SUPPLIED MATERIAL
☆ ☆ ☆ ☆ ☆ ☆ ☆

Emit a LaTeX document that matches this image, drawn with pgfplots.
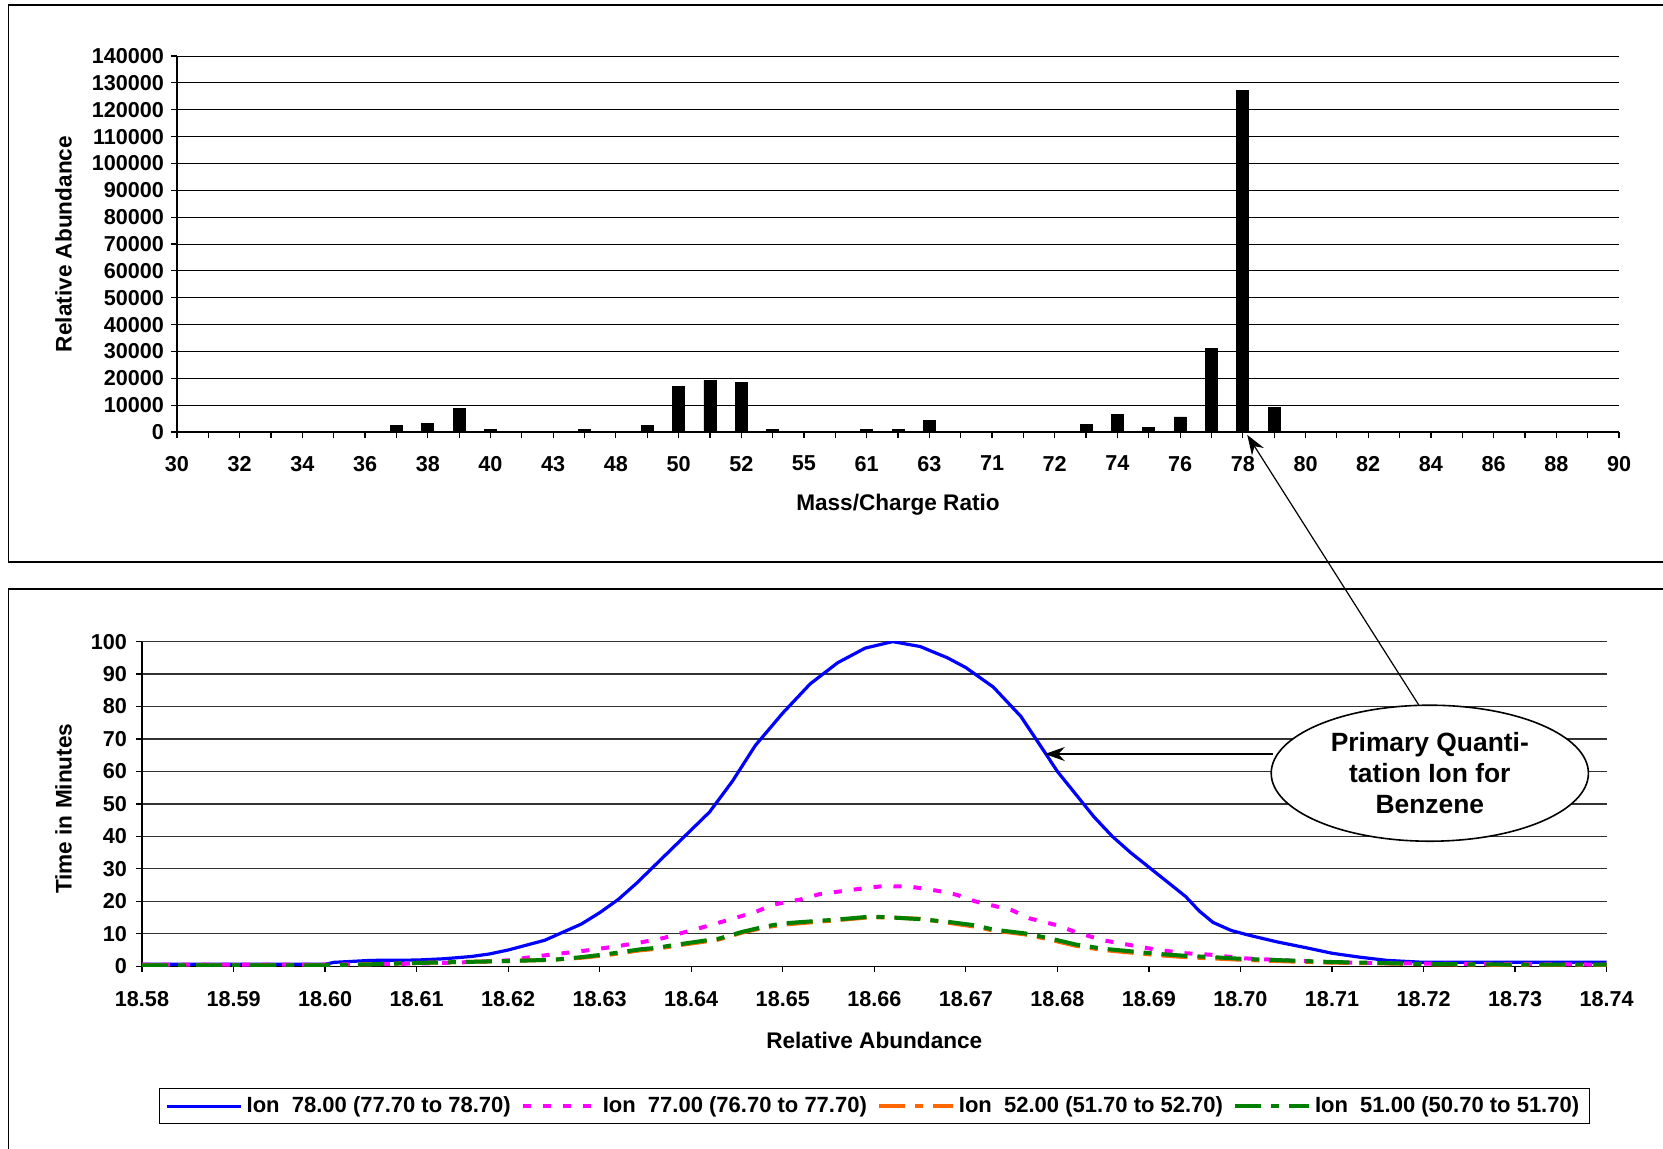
\documentclass[border=0pt]{standalone}
\usepackage{pgfplots}
\pgfplotsset{compat=1.18}
\usepackage{fontspec}
\setmainfont{Liberation Sans}
\usetikzlibrary{arrows.meta}
\definecolor{ionblue}{RGB}{0,0,255}
\definecolor{ionmag}{RGB}{255,0,255}
\definecolor{ionorange}{RGB}{255,102,0}
\definecolor{iongreen}{RGB}{0,128,0}
\newcommand{\tickfont}{\fontsize{10.8}{12}\selectfont\bfseries}
\newcommand{\labfont}{\fontsize{11.3}{13}\selectfont\bfseries}
\begin{document}
\begin{tikzpicture}
\useasboundingbox (0pt,0pt) rectangle (831.5pt,-574pt);
\draw[line width=0.9pt] (4.2pt,-2.65pt) rectangle (840pt,-281pt);
\draw[line width=0.9pt] (4.2pt,-294.3pt) rectangle (840pt,-580pt);

\begin{axis}[
  at={(88.5pt,-216pt)}, anchor=south west, scale only axis,
  width=721pt, height=188pt,
  xmin=0, xmax=46, ymin=0, ymax=140000,
  axis lines=left, axis line style={-, line width=0.6pt},
  xtick={0,...,46},
  xticklabels={30,,32,,34,,36,,38,,40,,43,,48,,50,,52,,55,,61,,63,,71,,72,,74,,76,,78,,80,,82,,84,,86,,88,,90},
  xticklabel style={yshift=-5.5pt},
  ytick={0,10000,20000,30000,40000,50000,60000,70000,80000,90000,100000,110000,120000,130000,140000},
  scaled y ticks=false,
  yticklabel style={/pgf/number format/.cd, fixed, precision=0, 1000 sep={}, assume math mode=true},
  tick label style={font=\tickfont},
  tick align=outside, major tick length=3pt, tick style={black, line width=0.6pt},
  ymajorgrids, major grid style={black, line width=0.5pt},
  xlabel={Mass/Charge Ratio}, ylabel={Relative Abundance},
  label style={font=\labfont},
  xlabel style={at={(axis description cs:0.5,-0.194)}, anchor=center},
  ylabel style={at={(axis description cs:-0.0786,0.5)}, anchor=center},
]
\addplot[ybar, bar width=6pt, fill=black, draw=black] coordinates {
(7,2600) (8,3300) (9,8800) (10,1000) (13,1000) (15,2600) (16,17000) (17,19200)
(18,18500) (19,1000) (22,1000) (23,1000) (24,4200) (29,2700) (30,6400) (31,1700)
(32,5600) (33,31000) (34,127300) (35,9300)
};
\end{axis}

\begin{axis}[
  at={(71pt,-483.1pt)}, anchor=south west, scale only axis,
  width=732.3pt, height=162.3pt,
  xmin=18.58, xmax=18.74, ymin=0, ymax=100,
  axis lines=left, axis line style={-, line width=0.6pt},
  xtick={18.58,18.59,18.60,18.61,18.62,18.63,18.64,18.65,18.66,18.67,18.68,18.69,18.70,18.71,18.72,18.73,18.74},
  xticklabel style={yshift=-6pt, /pgf/number format/.cd, fixed, fixed zerofill, precision=2, assume math mode=true},
  ytick={0,10,...,100},
  yticklabel style={xshift=-1pt, /pgf/number format/.cd, fixed, precision=0, assume math mode=true},
  tick label style={font=\tickfont},
  tick align=outside, major tick length=3pt, tick style={black, line width=0.6pt},
  ymajorgrids, major grid style={black!80, line width=0.6pt},
  xlabel={Relative Abundance}, ylabel={Time in Minutes},
  label style={font=\labfont},
  xlabel style={at={(axis description cs:0.5,-0.2286)}, anchor=center},
  ylabel style={at={(axis description cs:-0.0535,0.485)}, anchor=center},
  legend style={at={(0.5,-0.431)}, anchor=center, legend columns=4, draw=black,
    font=\fontsize{11}{13}\selectfont\bfseries,
    /tikz/every even column/.append style={column sep=3pt}},
  legend cell align=left,
  legend image code/.code={\draw[#1] (0pt,0pt) -- (37pt,0pt);},
]
\addplot[ionblue, line width=1.6pt] coordinates {
(18.580,0.6)(18.590,0.6)(18.600,0.6)(18.601,1.2)(18.605,1.8)(18.610,1.9)(18.613,2.3)
(18.616,3.0)(18.618,3.8)(18.620,5.0)(18.622,6.5)(18.624,8.0)(18.626,10.5)(18.628,13.0)
(18.630,16.5)(18.632,20.5)(18.634,25.5)(18.636,31)(18.638,36.5)(18.640,42)(18.642,47.5)
(18.6445,57)(18.647,68)(18.650,78)(18.653,87)(18.656,93.5)(18.659,98)(18.662,100)
(18.665,98.5)(18.668,95)(18.670,92)(18.673,86)(18.676,77)(18.6786,66)(18.680,60)
(18.682,53)(18.684,46)(18.686,40)(18.688,35)(18.690,30.5)(18.692,26)(18.694,21.5)
(18.6955,17)(18.697,13.5)(18.699,11)(18.701,9.5)(18.704,7.5)(18.707,5.8)(18.710,4.0)
(18.713,2.8)(18.716,1.8)(18.720,1.2)(18.730,1.2)(18.740,1.2)
};
\addlegendentry{Ion\ \ 78.00 (77.70 to 78.70)}
\addplot[ionmag, line width=2pt, dash pattern=on 4pt off 6pt] coordinates {
(18.580,0.5)(18.600,0.5)(18.610,0.8)(18.615,1.2)(18.620,1.8)(18.623,3)(18.626,4)
(18.629,5)(18.632,6.2)(18.6346,7.4)(18.637,8.7)(18.638,9.5)(18.641,11.8)(18.644,14.2)
(18.647,16.7)(18.649,19)(18.652,20.6)(18.654,22.2)(18.658,23.7)(18.661,24.7)(18.664,24.5)
(18.667,23.2)(18.669,22)(18.671,20)(18.675,17.3)(18.677,14.7)(18.680,12.6)(18.682,10.5)
(18.685,8)(18.688,6.5)(18.691,5)(18.694,4)(18.697,3.5)(18.700,2.5)(18.705,1.8)
(18.710,1.2)(18.715,1)(18.720,0.8)(18.740,0.5)
};
\addlegendentry{Ion\ \ 77.00 (76.70 to 77.70)}
\addplot[ionorange, line width=2pt, dash pattern=on 13pt off 5pt on 4pt off 5pt] coordinates {
(18.580,0.3)(18.600,0.3)(18.605,0.6)(18.610,1.0)(18.615,1.3)(18.620,1.6)(18.625,2.0)
(18.628,2.6)(18.631,3.5)(18.6344,4.9)(18.636,5.3)(18.639,6.6)(18.643,8.2)(18.6456,10.4)
(18.648,11.9)(18.650,12.8)(18.653,13.5)(18.656,14.2)(18.6596,15.1)(18.662,15)(18.665,14.6)
(18.668,13.4)(18.671,12.2)(18.673,11.0)(18.6765,9.8)(18.679,8.3)(18.682,6.3)(18.685,5.0)
(18.688,4.2)(18.691,3.4)(18.694,2.8)(18.697,2.4)(18.700,2.0)(18.705,1.5)(18.710,1.1)
(18.715,0.9)(18.720,0.6)(18.730,0.4)(18.740,0.4)
};
\addlegendentry{Ion\ \ 52.00 (51.70 to 52.70)}
\addplot[iongreen, line width=2pt, dash pattern=on 13pt off 5pt on 4pt off 5pt] coordinates {
(18.580,0.3)(18.600,0.3)(18.605,0.6)(18.610,1.0)(18.615,1.3)(18.620,1.6)(18.625,2.0)
(18.628,2.8)(18.631,3.8)(18.6344,5.2)(18.636,5.6)(18.639,6.9)(18.643,8.5)(18.6456,10.6)
(18.648,12.2)(18.650,13.2)(18.653,13.8)(18.656,14.4)(18.6596,15.3)(18.662,15)(18.665,14.5)
(18.668,13.7)(18.671,12.6)(18.673,11.3)(18.6765,10.1)(18.679,8.7)(18.682,6.7)(18.685,5.4)
(18.688,4.6)(18.691,3.8)(18.694,3.2)(18.697,2.8)(18.700,2.3)(18.705,1.8)(18.710,1.3)
(18.715,1.0)(18.720,0.7)(18.730,0.5)(18.740,0.5)
};
\addlegendentry{Ion\ \ 51.00 (50.70 to 51.70)}
\end{axis}

\draw[line width=0.6pt, -{Stealth[length=10pt,width=7pt]}] (709.5pt,-352.7pt) -- (623.6pt,-217.4pt);
\draw[fill=white, line width=0.8pt] (714.9pt,-386.6pt) ellipse [x radius=79.3pt, y radius=34pt];
\node[align=center, font=\fontsize{13.2}{15.6}\selectfont\bfseries] at (714.9pt,-386.6pt) {Primary Quanti-\\tation Ion for\\Benzene};
\draw[line width=0.6pt, -{Stealth[length=10pt,width=7pt]}] (636.4pt,-377pt) -- (522.4pt,-377pt);
\end{tikzpicture}
\end{document}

☆ ☆ ☆ ☆ ☆ ☆ ☆

EXERCISE GOAL
Return nothing but the lines running from the start of the data to the line with "(4.2pt,-294.3pt) rectangle (840pt,-580pt);", please, both ends included and no pictures.

FULL SOLUTION
Emit a LaTeX document that matches this image, drawn with pgfplots.
\documentclass[border=0pt]{standalone}
\usepackage{pgfplots}
\pgfplotsset{compat=1.18}
\usepackage{fontspec}
\setmainfont{Liberation Sans}
\usetikzlibrary{arrows.meta}
\definecolor{ionblue}{RGB}{0,0,255}
\definecolor{ionmag}{RGB}{255,0,255}
\definecolor{ionorange}{RGB}{255,102,0}
\definecolor{iongreen}{RGB}{0,128,0}
\newcommand{\tickfont}{\fontsize{10.8}{12}\selectfont\bfseries}
\newcommand{\labfont}{\fontsize{11.3}{13}\selectfont\bfseries}
\begin{document}
\begin{tikzpicture}
\useasboundingbox (0pt,0pt) rectangle (831.5pt,-574pt);
\draw[line width=0.9pt] (4.2pt,-2.65pt) rectangle (840pt,-281pt);
\draw[line width=0.9pt] (4.2pt,-294.3pt) rectangle (840pt,-580pt);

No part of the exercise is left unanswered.